__The task__.
Write out every entry exactly as given, but omit the pictures.

+===+

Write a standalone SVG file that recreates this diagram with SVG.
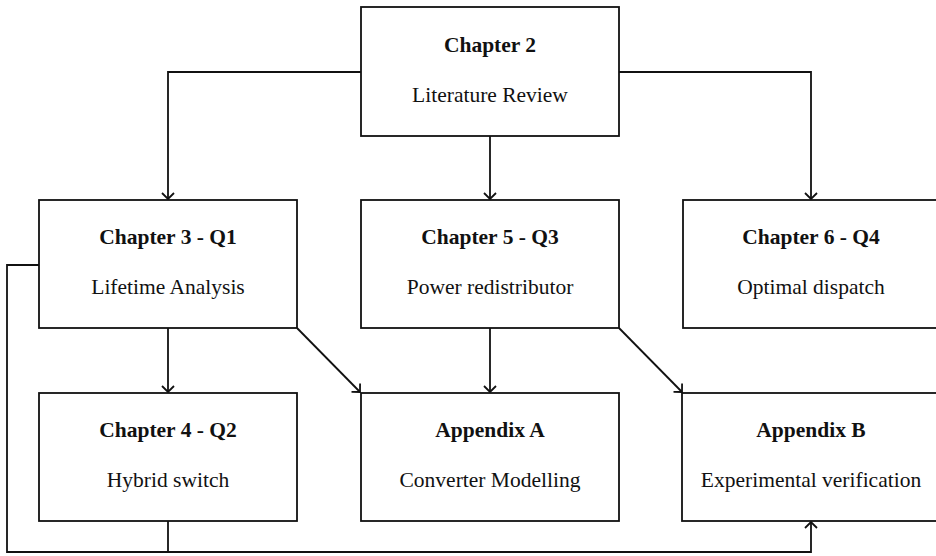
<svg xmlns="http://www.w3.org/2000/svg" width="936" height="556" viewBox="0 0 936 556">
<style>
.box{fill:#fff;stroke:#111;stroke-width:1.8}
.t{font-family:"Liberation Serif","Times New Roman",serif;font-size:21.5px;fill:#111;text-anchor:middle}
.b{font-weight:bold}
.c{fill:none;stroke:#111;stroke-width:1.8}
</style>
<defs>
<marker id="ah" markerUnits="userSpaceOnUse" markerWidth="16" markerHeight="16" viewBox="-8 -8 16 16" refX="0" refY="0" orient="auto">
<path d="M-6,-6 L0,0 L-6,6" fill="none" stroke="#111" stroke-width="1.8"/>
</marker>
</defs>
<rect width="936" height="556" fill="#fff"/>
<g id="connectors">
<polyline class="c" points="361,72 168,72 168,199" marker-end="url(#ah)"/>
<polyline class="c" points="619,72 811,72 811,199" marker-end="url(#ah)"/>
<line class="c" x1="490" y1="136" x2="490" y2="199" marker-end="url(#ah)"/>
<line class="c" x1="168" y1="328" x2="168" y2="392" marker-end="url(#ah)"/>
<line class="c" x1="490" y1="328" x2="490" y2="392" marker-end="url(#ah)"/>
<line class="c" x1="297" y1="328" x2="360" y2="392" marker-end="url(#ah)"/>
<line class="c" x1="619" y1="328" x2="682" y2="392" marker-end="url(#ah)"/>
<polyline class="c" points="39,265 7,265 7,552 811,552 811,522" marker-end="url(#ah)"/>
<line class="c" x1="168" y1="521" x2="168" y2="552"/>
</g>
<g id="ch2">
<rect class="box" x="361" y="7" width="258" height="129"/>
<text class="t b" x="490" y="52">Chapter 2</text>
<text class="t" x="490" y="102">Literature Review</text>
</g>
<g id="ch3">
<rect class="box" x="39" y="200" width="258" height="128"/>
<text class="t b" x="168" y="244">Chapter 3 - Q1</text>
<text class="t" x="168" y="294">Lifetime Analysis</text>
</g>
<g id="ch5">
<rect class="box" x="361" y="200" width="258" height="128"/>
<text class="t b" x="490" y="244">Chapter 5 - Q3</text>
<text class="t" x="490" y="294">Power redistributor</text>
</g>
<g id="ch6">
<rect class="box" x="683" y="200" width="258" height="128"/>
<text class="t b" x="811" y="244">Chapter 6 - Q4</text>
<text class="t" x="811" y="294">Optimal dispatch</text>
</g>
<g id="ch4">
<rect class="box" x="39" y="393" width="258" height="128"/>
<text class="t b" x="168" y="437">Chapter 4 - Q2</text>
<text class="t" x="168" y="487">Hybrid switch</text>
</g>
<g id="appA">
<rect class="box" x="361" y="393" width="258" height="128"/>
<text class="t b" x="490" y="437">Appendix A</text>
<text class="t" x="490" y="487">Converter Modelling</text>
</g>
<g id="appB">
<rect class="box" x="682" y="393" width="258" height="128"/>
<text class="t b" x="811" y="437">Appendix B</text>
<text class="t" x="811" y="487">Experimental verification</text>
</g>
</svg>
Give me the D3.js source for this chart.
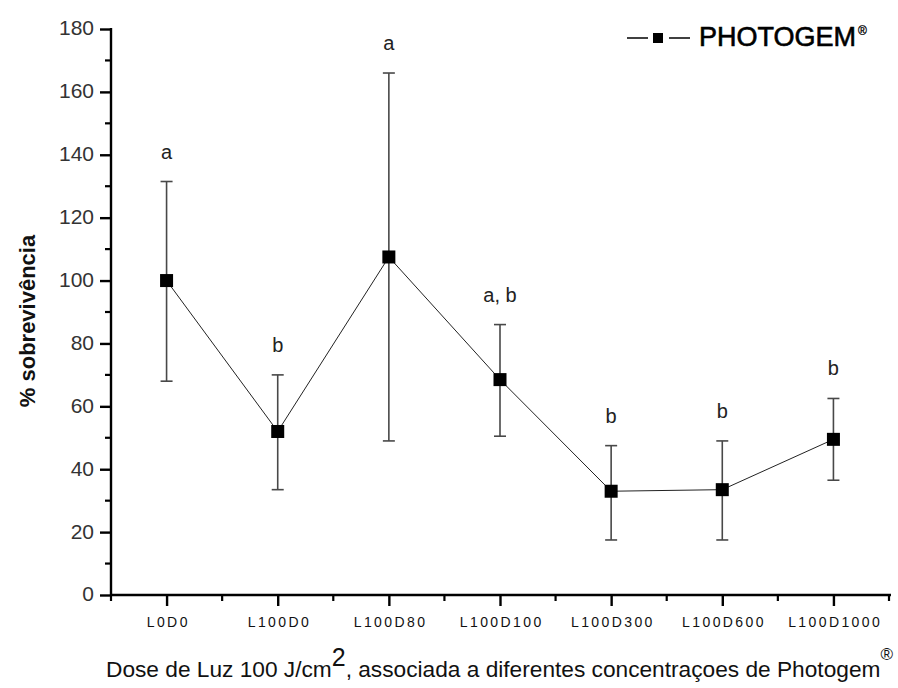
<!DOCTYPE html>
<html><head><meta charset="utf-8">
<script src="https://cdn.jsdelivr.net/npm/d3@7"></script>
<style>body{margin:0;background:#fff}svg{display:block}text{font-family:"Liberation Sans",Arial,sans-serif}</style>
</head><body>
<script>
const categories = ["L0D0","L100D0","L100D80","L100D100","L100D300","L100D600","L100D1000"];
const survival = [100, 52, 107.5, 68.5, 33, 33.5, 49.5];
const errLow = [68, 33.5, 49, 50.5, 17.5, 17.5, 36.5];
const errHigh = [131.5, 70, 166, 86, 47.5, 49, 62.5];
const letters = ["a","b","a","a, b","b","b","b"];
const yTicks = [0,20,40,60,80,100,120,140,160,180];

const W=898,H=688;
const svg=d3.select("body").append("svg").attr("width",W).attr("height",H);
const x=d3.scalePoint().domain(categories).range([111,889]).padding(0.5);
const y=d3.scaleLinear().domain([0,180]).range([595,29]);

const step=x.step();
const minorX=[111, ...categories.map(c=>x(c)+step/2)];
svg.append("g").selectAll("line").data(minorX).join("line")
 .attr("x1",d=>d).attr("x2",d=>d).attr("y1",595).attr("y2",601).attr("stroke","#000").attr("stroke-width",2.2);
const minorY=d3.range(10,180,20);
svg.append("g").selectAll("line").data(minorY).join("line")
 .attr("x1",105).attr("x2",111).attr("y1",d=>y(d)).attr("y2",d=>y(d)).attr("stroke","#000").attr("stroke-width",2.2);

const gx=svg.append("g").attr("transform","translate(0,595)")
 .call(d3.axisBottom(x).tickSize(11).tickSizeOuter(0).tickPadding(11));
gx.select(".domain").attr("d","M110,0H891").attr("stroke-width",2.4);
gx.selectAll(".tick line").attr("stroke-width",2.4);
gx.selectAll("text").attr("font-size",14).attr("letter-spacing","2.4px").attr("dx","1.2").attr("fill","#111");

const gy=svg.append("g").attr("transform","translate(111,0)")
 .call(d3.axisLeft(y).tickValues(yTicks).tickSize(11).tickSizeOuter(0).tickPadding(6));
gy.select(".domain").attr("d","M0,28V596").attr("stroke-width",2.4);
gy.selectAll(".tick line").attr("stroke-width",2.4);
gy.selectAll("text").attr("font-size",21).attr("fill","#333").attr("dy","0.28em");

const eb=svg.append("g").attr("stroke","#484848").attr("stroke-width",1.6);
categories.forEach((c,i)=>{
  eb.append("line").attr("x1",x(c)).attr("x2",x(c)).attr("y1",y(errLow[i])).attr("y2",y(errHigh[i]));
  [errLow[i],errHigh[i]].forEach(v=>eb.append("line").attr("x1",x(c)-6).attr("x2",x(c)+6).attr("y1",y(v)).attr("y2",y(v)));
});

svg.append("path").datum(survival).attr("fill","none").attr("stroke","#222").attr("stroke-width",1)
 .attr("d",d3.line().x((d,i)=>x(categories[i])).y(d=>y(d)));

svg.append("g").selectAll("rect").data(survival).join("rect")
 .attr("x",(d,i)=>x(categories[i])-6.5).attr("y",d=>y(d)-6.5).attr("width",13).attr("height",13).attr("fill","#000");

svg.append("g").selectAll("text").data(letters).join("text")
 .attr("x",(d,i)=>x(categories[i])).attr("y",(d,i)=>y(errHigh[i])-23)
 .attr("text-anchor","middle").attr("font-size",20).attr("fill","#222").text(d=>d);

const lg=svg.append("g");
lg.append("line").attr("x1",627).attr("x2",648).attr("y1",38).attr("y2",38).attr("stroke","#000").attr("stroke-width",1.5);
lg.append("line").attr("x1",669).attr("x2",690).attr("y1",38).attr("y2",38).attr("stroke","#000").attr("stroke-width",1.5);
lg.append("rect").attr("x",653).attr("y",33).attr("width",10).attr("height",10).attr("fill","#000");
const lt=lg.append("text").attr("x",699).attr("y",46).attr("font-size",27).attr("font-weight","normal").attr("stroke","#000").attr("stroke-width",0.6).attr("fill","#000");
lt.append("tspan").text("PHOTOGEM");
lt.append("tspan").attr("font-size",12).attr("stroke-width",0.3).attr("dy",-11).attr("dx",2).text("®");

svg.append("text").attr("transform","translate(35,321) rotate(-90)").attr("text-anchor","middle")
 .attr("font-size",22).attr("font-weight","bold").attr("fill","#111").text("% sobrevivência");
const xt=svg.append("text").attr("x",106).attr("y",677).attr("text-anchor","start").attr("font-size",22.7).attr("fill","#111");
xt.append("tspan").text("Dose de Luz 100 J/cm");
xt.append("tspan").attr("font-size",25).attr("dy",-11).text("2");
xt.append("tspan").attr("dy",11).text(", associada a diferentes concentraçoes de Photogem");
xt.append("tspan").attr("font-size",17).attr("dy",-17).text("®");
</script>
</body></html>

+===+

__Solution to the problem__.
Write a standalone SVG file that recreates this diagram with SVG.
<svg xmlns="http://www.w3.org/2000/svg" width="936" height="556" viewBox="0 0 936 556">
<style>
.box{fill:#fff;stroke:#111;stroke-width:1.8}
.t{font-family:"Liberation Serif","Times New Roman",serif;font-size:21.5px;fill:#111;text-anchor:middle}
.b{font-weight:bold}
.c{fill:none;stroke:#111;stroke-width:1.8}
</style>
<defs>
<marker id="ah" markerUnits="userSpaceOnUse" markerWidth="16" markerHeight="16" viewBox="-8 -8 16 16" refX="0" refY="0" orient="auto">
<path d="M-6,-6 L0,0 L-6,6" fill="none" stroke="#111" stroke-width="1.8"/>
</marker>
</defs>
<rect width="936" height="556" fill="#fff"/>
<g id="connectors">
<polyline class="c" points="361,72 168,72 168,199" marker-end="url(#ah)"/>
<polyline class="c" points="619,72 811,72 811,199" marker-end="url(#ah)"/>
<line class="c" x1="490" y1="136" x2="490" y2="199" marker-end="url(#ah)"/>
<line class="c" x1="168" y1="328" x2="168" y2="392" marker-end="url(#ah)"/>
<line class="c" x1="490" y1="328" x2="490" y2="392" marker-end="url(#ah)"/>
<line class="c" x1="297" y1="328" x2="360" y2="392" marker-end="url(#ah)"/>
<line class="c" x1="619" y1="328" x2="682" y2="392" marker-end="url(#ah)"/>
<polyline class="c" points="39,265 7,265 7,552 811,552 811,522" marker-end="url(#ah)"/>
<line class="c" x1="168" y1="521" x2="168" y2="552"/>
</g>
<g id="ch2">
<rect class="box" x="361" y="7" width="258" height="129"/>
<text class="t b" x="490" y="52">Chapter 2</text>
<text class="t" x="490" y="102">Literature Review</text>
</g>
<g id="ch3">
<rect class="box" x="39" y="200" width="258" height="128"/>
<text class="t b" x="168" y="244">Chapter 3 - Q1</text>
<text class="t" x="168" y="294">Lifetime Analysis</text>
</g>
<g id="ch5">
<rect class="box" x="361" y="200" width="258" height="128"/>
<text class="t b" x="490" y="244">Chapter 5 - Q3</text>
<text class="t" x="490" y="294">Power redistributor</text>
</g>
<g id="ch6">
<rect class="box" x="683" y="200" width="258" height="128"/>
<text class="t b" x="811" y="244">Chapter 6 - Q4</text>
<text class="t" x="811" y="294">Optimal dispatch</text>
</g>
<g id="ch4">
<rect class="box" x="39" y="393" width="258" height="128"/>
<text class="t b" x="168" y="437">Chapter 4 - Q2</text>
<text class="t" x="168" y="487">Hybrid switch</text>
</g>
<g id="appA">
<rect class="box" x="361" y="393" width="258" height="128"/>
<text class="t b" x="490" y="437">Appendix A</text>
<text class="t" x="490" y="487">Converter Modelling</text>
</g>
<g id="appB">
<rect class="box" x="682" y="393" width="258" height="128"/>
<text class="t b" x="811" y="437">Appendix B</text>
<text class="t" x="811" y="487">Experimental verification</text>
</g>
</svg>
Give me the D3.js source for this chart.
<!DOCTYPE html>
<html><head><meta charset="utf-8">
<script src="https://cdn.jsdelivr.net/npm/d3@7"></script>
<style>body{margin:0;background:#fff}svg{display:block}text{font-family:"Liberation Sans",Arial,sans-serif}</style>
</head><body>
<script>
const categories = ["L0D0","L100D0","L100D80","L100D100","L100D300","L100D600","L100D1000"];
const survival = [100, 52, 107.5, 68.5, 33, 33.5, 49.5];
const errLow = [68, 33.5, 49, 50.5, 17.5, 17.5, 36.5];
const errHigh = [131.5, 70, 166, 86, 47.5, 49, 62.5];
const letters = ["a","b","a","a, b","b","b","b"];
const yTicks = [0,20,40,60,80,100,120,140,160,180];

const W=898,H=688;
const svg=d3.select("body").append("svg").attr("width",W).attr("height",H);
const x=d3.scalePoint().domain(categories).range([111,889]).padding(0.5);
const y=d3.scaleLinear().domain([0,180]).range([595,29]);

const step=x.step();
const minorX=[111, ...categories.map(c=>x(c)+step/2)];
svg.append("g").selectAll("line").data(minorX).join("line")
 .attr("x1",d=>d).attr("x2",d=>d).attr("y1",595).attr("y2",601).attr("stroke","#000").attr("stroke-width",2.2);
const minorY=d3.range(10,180,20);
svg.append("g").selectAll("line").data(minorY).join("line")
 .attr("x1",105).attr("x2",111).attr("y1",d=>y(d)).attr("y2",d=>y(d)).attr("stroke","#000").attr("stroke-width",2.2);

const gx=svg.append("g").attr("transform","translate(0,595)")
 .call(d3.axisBottom(x).tickSize(11).tickSizeOuter(0).tickPadding(11));
gx.select(".domain").attr("d","M110,0H891").attr("stroke-width",2.4);
gx.selectAll(".tick line").attr("stroke-width",2.4);
gx.selectAll("text").attr("font-size",14).attr("letter-spacing","2.4px").attr("dx","1.2").attr("fill","#111");

const gy=svg.append("g").attr("transform","translate(111,0)")
 .call(d3.axisLeft(y).tickValues(yTicks).tickSize(11).tickSizeOuter(0).tickPadding(6));
gy.select(".domain").attr("d","M0,28V596").attr("stroke-width",2.4);
gy.selectAll(".tick line").attr("stroke-width",2.4);
gy.selectAll("text").attr("font-size",21).attr("fill","#333").attr("dy","0.28em");

const eb=svg.append("g").attr("stroke","#484848").attr("stroke-width",1.6);
categories.forEach((c,i)=>{
  eb.append("line").attr("x1",x(c)).attr("x2",x(c)).attr("y1",y(errLow[i])).attr("y2",y(errHigh[i]));
  [errLow[i],errHigh[i]].forEach(v=>eb.append("line").attr("x1",x(c)-6).attr("x2",x(c)+6).attr("y1",y(v)).attr("y2",y(v)));
});

svg.append("path").datum(survival).attr("fill","none").attr("stroke","#222").attr("stroke-width",1)
 .attr("d",d3.line().x((d,i)=>x(categories[i])).y(d=>y(d)));

svg.append("g").selectAll("rect").data(survival).join("rect")
 .attr("x",(d,i)=>x(categories[i])-6.5).attr("y",d=>y(d)-6.5).attr("width",13).attr("height",13).attr("fill","#000");

svg.append("g").selectAll("text").data(letters).join("text")
 .attr("x",(d,i)=>x(categories[i])).attr("y",(d,i)=>y(errHigh[i])-23)
 .attr("text-anchor","middle").attr("font-size",20).attr("fill","#222").text(d=>d);

const lg=svg.append("g");
lg.append("line").attr("x1",627).attr("x2",648).attr("y1",38).attr("y2",38).attr("stroke","#000").attr("stroke-width",1.5);
lg.append("line").attr("x1",669).attr("x2",690).attr("y1",38).attr("y2",38).attr("stroke","#000").attr("stroke-width",1.5);
lg.append("rect").attr("x",653).attr("y",33).attr("width",10).attr("height",10).attr("fill","#000");
const lt=lg.append("text").attr("x",699).attr("y",46).attr("font-size",27).attr("font-weight","normal").attr("stroke","#000").attr("stroke-width",0.6).attr("fill","#000");
lt.append("tspan").text("PHOTOGEM");
lt.append("tspan").attr("font-size",12).attr("stroke-width",0.3).attr("dy",-11).attr("dx",2).text("®");

svg.append("text").attr("transform","translate(35,321) rotate(-90)").attr("text-anchor","middle")
 .attr("font-size",22).attr("font-weight","bold").attr("fill","#111").text("% sobrevivência");
const xt=svg.append("text").attr("x",106).attr("y",677).attr("text-anchor","start").attr("font-size",22.7).attr("fill","#111");
xt.append("tspan").text("Dose de Luz 100 J/cm");
xt.append("tspan").attr("font-size",25).attr("dy",-11).text("2");
xt.append("tspan").attr("dy",11).text(", associada a diferentes concentraçoes de Photogem");
xt.append("tspan").attr("font-size",17).attr("dy",-17).text("®");
</script>
</body></html>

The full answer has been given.